▶ EXERCISE: How many lines of the records hold the string "Write"? Reply with the number alone.

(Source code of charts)
________

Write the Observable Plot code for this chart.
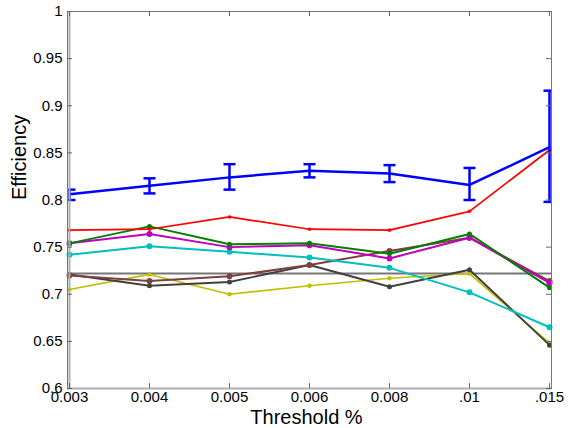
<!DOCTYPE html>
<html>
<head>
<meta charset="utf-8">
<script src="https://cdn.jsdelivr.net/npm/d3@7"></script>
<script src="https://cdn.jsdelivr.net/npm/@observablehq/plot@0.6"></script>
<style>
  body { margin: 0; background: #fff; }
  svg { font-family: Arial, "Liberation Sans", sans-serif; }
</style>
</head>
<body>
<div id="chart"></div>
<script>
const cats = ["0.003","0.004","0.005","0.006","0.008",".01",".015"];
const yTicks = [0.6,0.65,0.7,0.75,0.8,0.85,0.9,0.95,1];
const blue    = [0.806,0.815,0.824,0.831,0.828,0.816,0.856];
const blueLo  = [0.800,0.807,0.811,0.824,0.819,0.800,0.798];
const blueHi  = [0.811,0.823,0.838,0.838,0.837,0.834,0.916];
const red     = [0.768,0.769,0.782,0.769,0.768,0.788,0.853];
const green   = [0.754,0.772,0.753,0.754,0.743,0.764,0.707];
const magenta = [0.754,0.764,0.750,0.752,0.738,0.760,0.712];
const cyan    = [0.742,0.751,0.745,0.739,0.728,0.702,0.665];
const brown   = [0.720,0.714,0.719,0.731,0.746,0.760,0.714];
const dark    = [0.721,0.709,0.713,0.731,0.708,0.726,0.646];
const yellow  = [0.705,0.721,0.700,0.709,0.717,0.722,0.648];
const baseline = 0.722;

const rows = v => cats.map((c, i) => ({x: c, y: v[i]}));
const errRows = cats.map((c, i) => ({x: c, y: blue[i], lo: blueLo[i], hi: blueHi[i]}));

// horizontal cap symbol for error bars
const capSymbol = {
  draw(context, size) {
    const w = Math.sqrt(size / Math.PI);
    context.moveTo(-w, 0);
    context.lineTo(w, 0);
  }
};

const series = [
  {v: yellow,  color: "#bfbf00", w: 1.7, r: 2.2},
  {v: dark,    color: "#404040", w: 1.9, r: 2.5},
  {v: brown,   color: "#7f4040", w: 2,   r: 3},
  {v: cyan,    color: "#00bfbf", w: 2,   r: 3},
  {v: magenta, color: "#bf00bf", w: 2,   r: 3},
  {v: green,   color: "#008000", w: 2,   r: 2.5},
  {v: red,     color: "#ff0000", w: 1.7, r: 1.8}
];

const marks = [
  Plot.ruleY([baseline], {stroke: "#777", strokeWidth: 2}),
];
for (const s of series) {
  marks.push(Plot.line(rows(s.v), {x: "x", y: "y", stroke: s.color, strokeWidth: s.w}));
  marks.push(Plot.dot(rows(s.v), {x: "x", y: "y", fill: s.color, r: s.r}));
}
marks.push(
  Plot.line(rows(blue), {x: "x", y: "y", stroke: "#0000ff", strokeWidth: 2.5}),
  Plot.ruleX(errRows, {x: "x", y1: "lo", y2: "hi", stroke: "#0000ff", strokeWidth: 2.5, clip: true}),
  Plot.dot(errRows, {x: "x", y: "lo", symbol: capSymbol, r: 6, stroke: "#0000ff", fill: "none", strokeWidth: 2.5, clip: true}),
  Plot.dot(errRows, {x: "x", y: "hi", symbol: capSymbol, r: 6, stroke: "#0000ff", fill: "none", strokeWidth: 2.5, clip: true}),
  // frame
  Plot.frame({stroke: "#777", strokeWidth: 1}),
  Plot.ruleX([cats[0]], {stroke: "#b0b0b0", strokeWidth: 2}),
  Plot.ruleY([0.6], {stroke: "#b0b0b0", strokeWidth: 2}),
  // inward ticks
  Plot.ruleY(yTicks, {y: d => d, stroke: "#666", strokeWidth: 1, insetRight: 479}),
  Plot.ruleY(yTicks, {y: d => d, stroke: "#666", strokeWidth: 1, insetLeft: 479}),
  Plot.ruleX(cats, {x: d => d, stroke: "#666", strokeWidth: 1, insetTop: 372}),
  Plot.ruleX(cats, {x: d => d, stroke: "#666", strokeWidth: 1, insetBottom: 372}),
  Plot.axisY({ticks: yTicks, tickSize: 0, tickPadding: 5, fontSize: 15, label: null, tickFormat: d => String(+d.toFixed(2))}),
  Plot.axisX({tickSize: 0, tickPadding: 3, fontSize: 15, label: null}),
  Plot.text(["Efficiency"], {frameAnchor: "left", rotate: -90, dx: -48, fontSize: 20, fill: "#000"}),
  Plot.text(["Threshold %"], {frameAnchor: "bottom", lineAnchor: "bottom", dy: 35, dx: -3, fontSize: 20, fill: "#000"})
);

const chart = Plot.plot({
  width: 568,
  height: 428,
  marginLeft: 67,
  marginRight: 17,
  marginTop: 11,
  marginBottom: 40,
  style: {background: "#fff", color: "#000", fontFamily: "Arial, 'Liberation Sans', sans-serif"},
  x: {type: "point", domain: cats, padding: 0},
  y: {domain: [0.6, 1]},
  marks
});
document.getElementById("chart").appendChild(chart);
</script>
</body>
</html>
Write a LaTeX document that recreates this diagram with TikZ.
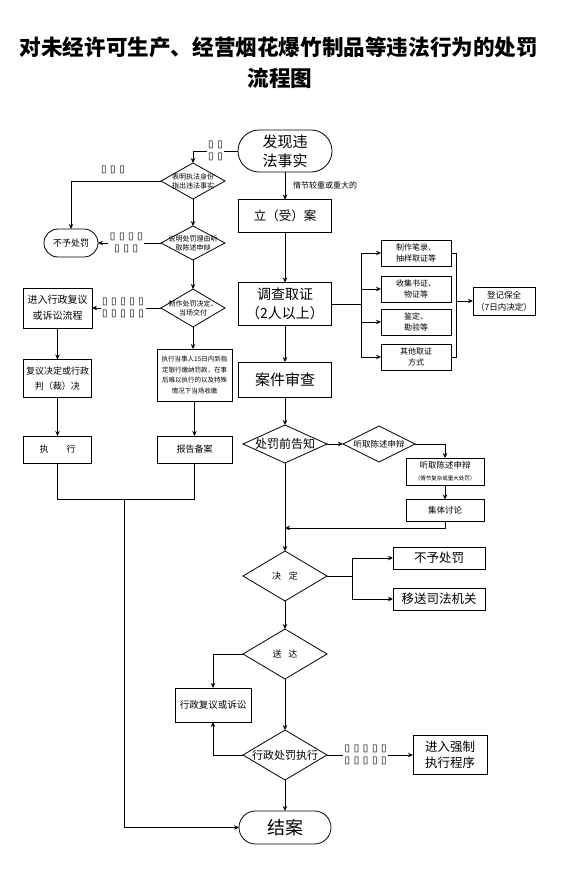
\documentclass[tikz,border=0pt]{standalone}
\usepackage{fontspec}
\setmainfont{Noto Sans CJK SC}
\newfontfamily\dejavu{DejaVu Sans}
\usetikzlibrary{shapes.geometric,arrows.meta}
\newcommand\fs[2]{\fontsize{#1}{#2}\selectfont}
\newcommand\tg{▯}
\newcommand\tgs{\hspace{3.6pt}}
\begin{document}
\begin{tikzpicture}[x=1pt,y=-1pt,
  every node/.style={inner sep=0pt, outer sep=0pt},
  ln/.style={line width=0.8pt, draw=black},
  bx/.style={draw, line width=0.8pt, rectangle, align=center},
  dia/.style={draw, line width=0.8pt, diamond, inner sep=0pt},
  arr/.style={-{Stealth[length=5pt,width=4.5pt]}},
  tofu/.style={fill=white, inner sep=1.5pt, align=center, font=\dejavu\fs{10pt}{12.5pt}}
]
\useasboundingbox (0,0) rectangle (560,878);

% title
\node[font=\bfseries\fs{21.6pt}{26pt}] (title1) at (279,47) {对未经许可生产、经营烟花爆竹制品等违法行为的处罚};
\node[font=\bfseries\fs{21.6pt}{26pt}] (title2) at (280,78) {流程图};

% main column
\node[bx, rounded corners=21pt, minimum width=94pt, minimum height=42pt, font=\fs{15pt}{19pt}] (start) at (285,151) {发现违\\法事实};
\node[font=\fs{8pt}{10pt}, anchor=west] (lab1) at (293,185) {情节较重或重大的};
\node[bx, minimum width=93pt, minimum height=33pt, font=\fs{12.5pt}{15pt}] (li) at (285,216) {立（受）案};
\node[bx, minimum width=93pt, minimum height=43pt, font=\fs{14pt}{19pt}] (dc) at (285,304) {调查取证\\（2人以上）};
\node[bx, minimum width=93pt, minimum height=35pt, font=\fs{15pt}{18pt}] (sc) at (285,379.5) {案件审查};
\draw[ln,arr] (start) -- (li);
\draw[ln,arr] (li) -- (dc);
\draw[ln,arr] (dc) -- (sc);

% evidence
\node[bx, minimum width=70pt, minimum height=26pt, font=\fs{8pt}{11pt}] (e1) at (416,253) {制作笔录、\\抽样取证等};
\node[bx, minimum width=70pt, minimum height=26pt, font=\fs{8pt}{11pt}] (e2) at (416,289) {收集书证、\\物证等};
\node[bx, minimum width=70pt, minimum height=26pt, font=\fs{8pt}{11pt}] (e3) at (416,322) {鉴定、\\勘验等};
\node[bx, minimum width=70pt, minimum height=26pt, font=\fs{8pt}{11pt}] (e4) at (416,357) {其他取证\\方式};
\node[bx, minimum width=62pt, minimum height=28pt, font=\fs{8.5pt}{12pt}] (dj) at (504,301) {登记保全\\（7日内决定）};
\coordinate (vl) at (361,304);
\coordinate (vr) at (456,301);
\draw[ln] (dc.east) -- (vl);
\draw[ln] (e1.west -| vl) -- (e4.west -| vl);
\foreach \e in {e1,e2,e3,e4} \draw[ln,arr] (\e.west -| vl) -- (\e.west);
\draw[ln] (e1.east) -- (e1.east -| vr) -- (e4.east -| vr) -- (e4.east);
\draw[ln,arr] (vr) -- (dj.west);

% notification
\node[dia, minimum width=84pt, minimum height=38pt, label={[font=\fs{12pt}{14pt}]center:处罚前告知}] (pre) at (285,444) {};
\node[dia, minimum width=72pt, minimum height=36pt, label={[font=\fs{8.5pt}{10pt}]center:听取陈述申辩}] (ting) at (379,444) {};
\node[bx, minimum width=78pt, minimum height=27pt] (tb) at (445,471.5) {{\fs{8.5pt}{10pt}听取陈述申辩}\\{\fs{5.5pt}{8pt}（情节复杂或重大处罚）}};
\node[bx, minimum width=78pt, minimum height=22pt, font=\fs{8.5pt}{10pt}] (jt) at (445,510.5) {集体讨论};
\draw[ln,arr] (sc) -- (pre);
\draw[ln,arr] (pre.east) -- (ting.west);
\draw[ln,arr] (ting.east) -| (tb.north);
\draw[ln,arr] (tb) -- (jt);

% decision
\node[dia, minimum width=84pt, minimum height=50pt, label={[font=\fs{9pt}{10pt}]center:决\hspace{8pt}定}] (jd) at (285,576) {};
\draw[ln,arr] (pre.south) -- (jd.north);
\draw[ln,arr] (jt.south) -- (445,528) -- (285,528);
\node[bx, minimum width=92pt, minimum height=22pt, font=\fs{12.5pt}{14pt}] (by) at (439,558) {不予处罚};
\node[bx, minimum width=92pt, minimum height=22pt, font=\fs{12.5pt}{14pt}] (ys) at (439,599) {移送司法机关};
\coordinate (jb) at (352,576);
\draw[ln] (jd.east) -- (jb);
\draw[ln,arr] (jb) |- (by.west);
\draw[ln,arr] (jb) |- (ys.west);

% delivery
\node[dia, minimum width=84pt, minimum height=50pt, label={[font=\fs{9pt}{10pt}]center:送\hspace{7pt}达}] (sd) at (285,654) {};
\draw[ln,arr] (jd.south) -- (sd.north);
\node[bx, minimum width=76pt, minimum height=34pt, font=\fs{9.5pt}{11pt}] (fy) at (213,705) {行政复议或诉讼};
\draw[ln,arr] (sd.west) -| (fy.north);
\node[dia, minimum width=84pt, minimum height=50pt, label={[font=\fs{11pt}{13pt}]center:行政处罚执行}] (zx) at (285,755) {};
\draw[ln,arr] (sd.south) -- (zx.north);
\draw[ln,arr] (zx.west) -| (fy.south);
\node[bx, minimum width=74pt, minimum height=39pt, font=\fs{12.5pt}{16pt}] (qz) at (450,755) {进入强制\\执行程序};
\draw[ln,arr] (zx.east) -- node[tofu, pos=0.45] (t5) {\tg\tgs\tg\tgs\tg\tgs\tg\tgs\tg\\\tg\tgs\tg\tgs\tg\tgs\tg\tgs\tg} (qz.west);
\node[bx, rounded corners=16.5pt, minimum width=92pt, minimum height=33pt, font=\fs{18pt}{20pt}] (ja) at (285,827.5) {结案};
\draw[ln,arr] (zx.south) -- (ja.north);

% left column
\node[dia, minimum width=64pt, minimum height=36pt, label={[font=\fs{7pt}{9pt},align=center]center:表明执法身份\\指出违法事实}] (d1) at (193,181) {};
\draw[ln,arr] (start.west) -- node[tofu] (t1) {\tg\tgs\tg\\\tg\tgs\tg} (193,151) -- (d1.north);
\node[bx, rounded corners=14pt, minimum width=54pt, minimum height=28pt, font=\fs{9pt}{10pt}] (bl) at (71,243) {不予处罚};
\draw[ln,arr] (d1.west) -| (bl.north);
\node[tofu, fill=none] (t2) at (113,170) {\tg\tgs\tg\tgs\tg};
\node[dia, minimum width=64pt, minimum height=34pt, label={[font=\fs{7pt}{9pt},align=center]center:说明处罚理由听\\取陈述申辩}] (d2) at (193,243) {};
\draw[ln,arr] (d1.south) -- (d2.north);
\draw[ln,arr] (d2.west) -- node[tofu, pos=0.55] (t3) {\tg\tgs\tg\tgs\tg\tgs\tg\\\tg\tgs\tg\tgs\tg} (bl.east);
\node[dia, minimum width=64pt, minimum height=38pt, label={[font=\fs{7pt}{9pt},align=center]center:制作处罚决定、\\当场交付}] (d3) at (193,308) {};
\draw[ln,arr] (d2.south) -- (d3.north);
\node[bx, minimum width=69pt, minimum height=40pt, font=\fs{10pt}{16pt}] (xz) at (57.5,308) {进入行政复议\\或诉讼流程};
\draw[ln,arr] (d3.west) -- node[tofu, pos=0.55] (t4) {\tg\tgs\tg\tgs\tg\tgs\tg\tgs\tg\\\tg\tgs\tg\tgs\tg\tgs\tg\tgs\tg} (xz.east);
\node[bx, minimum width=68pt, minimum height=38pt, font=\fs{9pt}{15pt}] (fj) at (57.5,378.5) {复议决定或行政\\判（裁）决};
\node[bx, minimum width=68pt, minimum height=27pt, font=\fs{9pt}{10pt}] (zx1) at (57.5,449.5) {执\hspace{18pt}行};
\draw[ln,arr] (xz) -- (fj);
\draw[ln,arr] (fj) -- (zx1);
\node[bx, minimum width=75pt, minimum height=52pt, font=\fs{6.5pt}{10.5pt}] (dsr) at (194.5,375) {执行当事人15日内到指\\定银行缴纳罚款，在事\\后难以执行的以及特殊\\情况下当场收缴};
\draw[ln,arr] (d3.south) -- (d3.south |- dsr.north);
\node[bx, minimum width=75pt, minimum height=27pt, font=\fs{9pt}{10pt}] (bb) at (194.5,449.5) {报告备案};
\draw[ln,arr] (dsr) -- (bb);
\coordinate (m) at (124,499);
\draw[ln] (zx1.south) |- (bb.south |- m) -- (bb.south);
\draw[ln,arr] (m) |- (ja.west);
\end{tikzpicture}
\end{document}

________

▶ FINAL ANSWER: 2